They intend to build a technocratic planet, in which planned societies are the foundation. Citizens are "data-points" to be inserted into slots, from cradle to grave, as a worldwide system is constructed.
Notions of fairness, equality, and other terms of socialism are deployed as a front for this massive operation.
Some might say this version of Brave New World/1984 bears no resemblance to socialism.
But they would be wrong. This version is perfect socialism, once you realize the whole socialist "political philosophy" was never anything more than paper-thin propaganda.

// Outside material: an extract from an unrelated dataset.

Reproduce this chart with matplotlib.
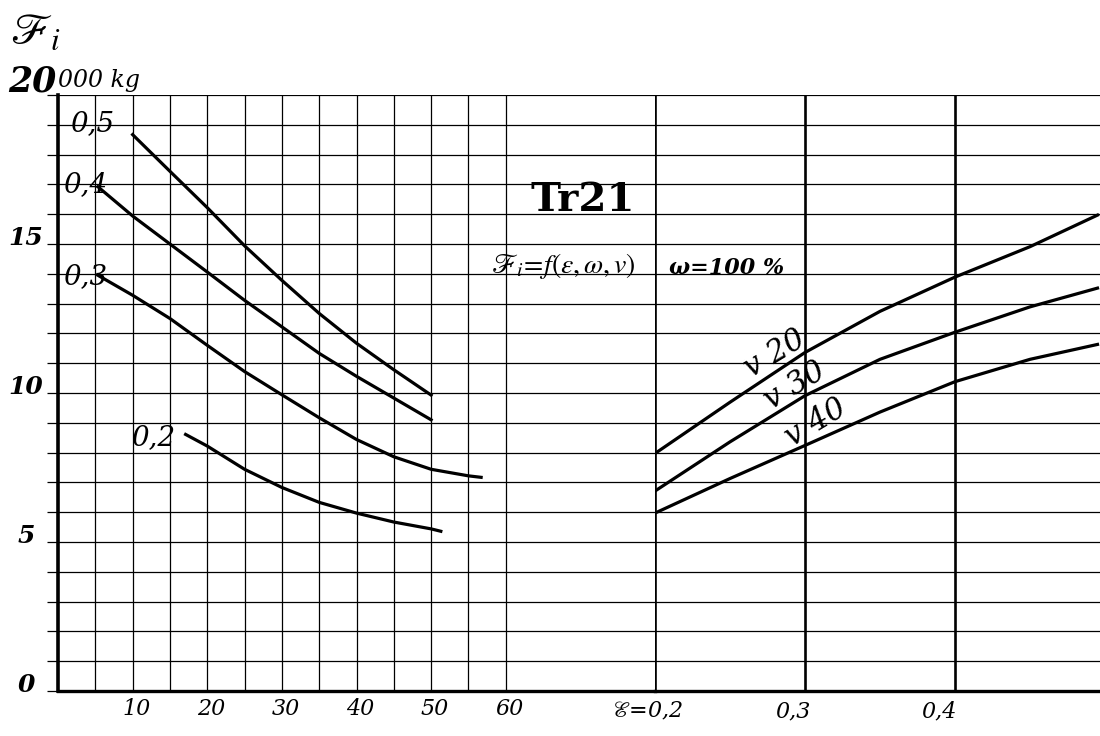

It was a nothing made into something.
It falls apart and blows away, and the skull-grin of control comes into view. The same grin existed in the medieval Roman Church, in the ancient Roman emperorship, in the Egypt of the Pharaohs, in Babylonia, in Sumer, in Mayan and Aztec civilizations, in tribes and clans long buried and forgotten.

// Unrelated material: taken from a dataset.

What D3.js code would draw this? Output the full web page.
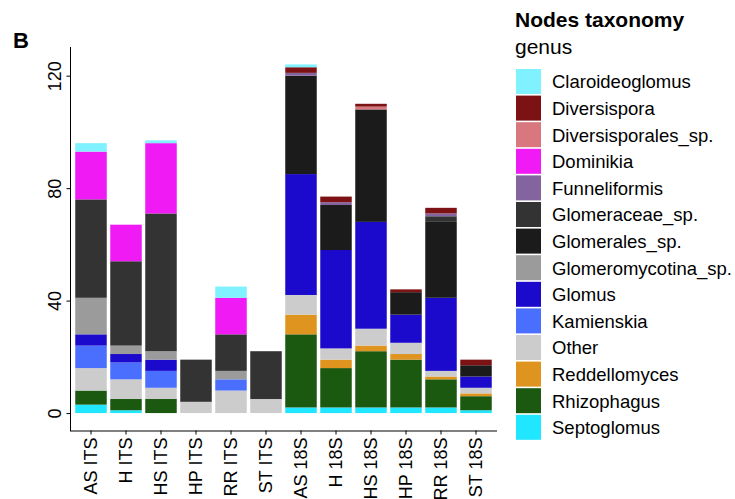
<!DOCTYPE html>
<html>
<head>
<meta charset="utf-8">
<script src="https://cdn.jsdelivr.net/npm/d3@7"></script>
<style>
    body { margin: 0; background: #fff; }
    text { font-family: "Liberation Sans", Arial, sans-serif; }
</style>
</head>
<body>
<div id="chart"></div>
<script>
// samples on the x axis
var samples = ["AS ITS", "H ITS", "HS ITS", "HP ITS", "RR ITS", "ST ITS",
    "AS 18S", "H 18S", "HS 18S", "HP 18S", "RR 18S", "ST 18S"];

// legend order (top to bottom)
var genera = ["Claroideoglomus", "Diversispora", "Diversisporales_sp.", "Dominikia", "Funneliformis",
    "Glomeraceae_sp.", "Glomerales_sp.", "Glomeromycotina_sp.", "Glomus", "Kamienskia",
    "Other", "Reddellomyces", "Rhizophagus", "Septoglomus"];

var generaColors = ["#80f2ff", "#7d1215", "#d9777e", "#f01af5", "#83649e",
    "#333333", "#1b1b1b", "#9b9b9b", "#1b0acb", "#4a6ffe",
    "#cccccc", "#de941e", "#1b5910", "#21e6ff"];

// node counts per genus, one value per sample
var claroideoglomus = [3, 0, 1, 0, 4, 0, 1, 0, 0, 0, 0, 0];
var diversispora = [0, 0, 0, 0, 0, 0, 2, 2, 1, 1, 2, 2];
var diversisporalesSp = [0, 0, 0, 0, 0, 0, 0, 0, 1, 0, 0, 0];
var dominikia = [17, 13, 25, 0, 13, 0, 0, 0, 0, 0, 0, 0];
var funneliformis = [0, 0, 0, 0, 0, 0, 1, 1, 0, 0, 1, 0];
var glomeraceaeSp = [35, 30, 49, 15, 13, 17, 0, 0, 0, 0, 2, 0];
var glomeralesSp = [0, 0, 0, 0, 0, 0, 35, 16, 40, 8, 27, 4];
var glomeromycotinaSp = [13, 3, 3, 0, 3, 0, 0, 0, 0, 0, 0, 0];
var glomus = [4, 3, 4, 0, 0, 0, 43, 35, 38, 10, 26, 4];
var kamienskia = [8, 6, 6, 0, 4, 0, 0, 0, 0, 0, 0, 0];
var other = [8, 7, 4, 4, 8, 5, 7, 4, 6, 4, 2, 2];
var reddellomyces = [0, 0, 0, 0, 0, 0, 7, 3, 2, 2, 1, 1];
var rhizophagus = [5, 4, 5, 0, 0, 0, 26, 14, 20, 17, 10, 5];
var septoglomus = [3, 1, 0, 0, 0, 0, 2, 2, 2, 2, 2, 1];

var yTicks = [0, 40, 80, 120];

var seriesValues = [claroideoglomus, diversispora, diversisporalesSp, dominikia, funneliformis,
    glomeraceaeSp, glomeralesSp, glomeromycotinaSp, glomus, kamienskia,
    other, reddellomyces, rhizophagus, septoglomus];

// table for d3.stack: one row per sample
var table = samples.map(function(s, i) {
    var row = {sample: s};
    genera.forEach(function(g, j) { row[g] = seriesValues[j][i]; });
    return row;
});

var width = 735, height = 499;
// panel edges (window.top is reserved, so prefixed names)
var panelLeft = 70, panelRight = 497, panelTop = 47, panelBottom = 430.5;

var svg = d3.select("#chart")
    .append("svg")
    .attr("width", width)
    .attr("height", height);

var color = d3.scaleOrdinal().domain(genera).range(generaColors);

var x = d3.scaleBand()
    .domain(samples)
    .range([panelLeft, panelRight])
    .paddingInner(0.1)
    .paddingOuter(0.15);

// ggplot style expansion of 5% around [0, max]
var maxTotal = d3.max(table, function(d) { return d3.sum(genera, function(g) { return d[g]; }); });
var pad = maxTotal * 0.05;
var y = d3.scaleLinear()
    .domain([-pad, maxTotal + pad])
    .range([panelBottom, panelTop]);

// first genus in the legend sits on top of the bar
var stack = d3.stack().keys(genera.slice().reverse());
var layers = stack(table);

svg.append("g")
    .selectAll("g")
    .data(layers)
    .enter()
    .append("g")
    .attr("fill", function(d) { return color(d.key); })
    .selectAll("rect")
    .data(function(d) { return d; })
    .enter()
    .append("rect")
    .attr("x", function(d) { return x(d.data.sample); })
    .attr("width", x.bandwidth())
    .attr("y", function(d) { return y(d[1]); })
    .attr("height", function(d) { return y(d[0]) - y(d[1]); });

// y axis
var yAxis = svg.append("g")
    .attr("transform", "translate(" + panelLeft + ",0)")
    .call(d3.axisLeft(y).tickValues(yTicks).tickSize(4).tickPadding(0).tickFormat(d3.format("d")));
yAxis.select(".domain").attr("d", "M0.5," + panelTop + "V" + (panelBottom + 0.5)).attr("stroke", "#000");
yAxis.selectAll(".tick line").attr("stroke", "#000").attr("transform", "translate(0.5,0)");
yAxis.selectAll(".tick text")
    .attr("x", null)
    .attr("transform", "translate(-15,0) rotate(-90)")
    .attr("text-anchor", "middle")
    .attr("dy", "0.35em")
    .attr("font-size", "18px")
    .attr("fill", "#000");

// x axis
var xAxis = svg.append("g")
    .attr("transform", "translate(0," + panelBottom + ")")
    .call(d3.axisBottom(x).tickSize(4).tickPadding(0));
xAxis.select(".domain").attr("d", "M" + panelLeft + ",0.5H" + panelRight).attr("stroke", "#000");
xAxis.selectAll(".tick line").attr("stroke", "#000");
xAxis.selectAll(".tick text")
    .attr("y", null)
    .attr("transform", "translate(0,7) rotate(-90)")
    .attr("text-anchor", "end")
    .attr("dy", "0.35em")
    .attr("font-size", "18px")
    .attr("fill", "#000");

// panel tag
svg.append("text")
    .attr("x", 13)
    .attr("y", 48)
    .attr("font-size", "22px")
    .attr("font-weight", "bold")
    .text("B");

// legend
var legend = svg.append("g").attr("transform", "translate(515,0)");
legend.append("text")
    .attr("x", 0)
    .attr("y", 27)
    .attr("font-size", "21px")
    .attr("font-weight", "bold")
    .text("Nodes taxonomy");
legend.append("text")
    .attr("x", 0)
    .attr("y", 54)
    .attr("font-size", "21px")
    .text("genus");

var keyStep = 26.6;
var items = legend.selectAll(".item")
    .data(genera)
    .enter()
    .append("g")
    .attr("class", "item")
    .attr("transform", function(d, i) { return "translate(0," + (69 + i * keyStep) + ")"; });
items.append("rect")
    .attr("x", 1)
    .attr("width", 25)
    .attr("height", 25)
    .attr("fill", function(d) { return color(d); });
items.append("text")
    .attr("x", 37)
    .attr("y", 12.5)
    .attr("dy", "0.37em")
    .attr("font-size", "18.5px")
    .text(function(d) { return d; });
</script>
</body>
</html>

Only the language of the sellers to the buyers has changed.
Mao Zedong (aka Mao Tse-tung), founding father and ruler of Communist China, openly declared: "Socialism...must have a dictatorship, it will not work without it." Mao didn't beat around the bush. In maintaining his dictatorship, he discovered he might have a problem with between 40 and 70 million of his own people. So, just to make sure, he killed them.
But don't worry, be happy. Less violent socialisms exist in the world -- as long as citizens willingly give up their independence.
For example, you could opt for Tony Blair's vision. Tony is an accused war criminal (Iraq/2003, between 100,000 and million dead), but on the bright side, he didn't massacre huge numbers of his own people. In 1983, Tony stated:
"I am a Socialist not through reading a textbook that has caught my intellectual fancy, nor through unthinking tradition, but because I believe that, at its best, Socialism corresponds most closely to an existence that is both rational and moral. It stands for co-operation, not confrontation; for fellowship, not fear. It stands for equality, not because it wants people to be the same but because only through equality in our economic circumstances can our individuality develop properly."
I'll let you try to translate that generalized gibberish. Take the words "rational," "moral," "co-operation," "fellowship," "equality in our economic circumstances," and run them to ground. Attempt to apply them to actual life. Determine what actual policies and regulations would flow from them.
Tony is one of the deans of the Academy of Great Generalities. He knows how to shovel it on wide and deep. His one skill is appearing earnest and sincere.
He shares that attribute with many of his socialist colleagues. They've learned their tricks at the feet of mentors, and you can trace the line all the way back to Plato.
"We're not Stalin, we're not Mao. Honest. We want to do good. Help us help you. We're all in this together. There's a bright day ahead. Just let us do our work."
Or as Bill Clinton famously put it, "I feel your pain."
No one heard him say, under his breath, "Of course, I pay no attention to feelings."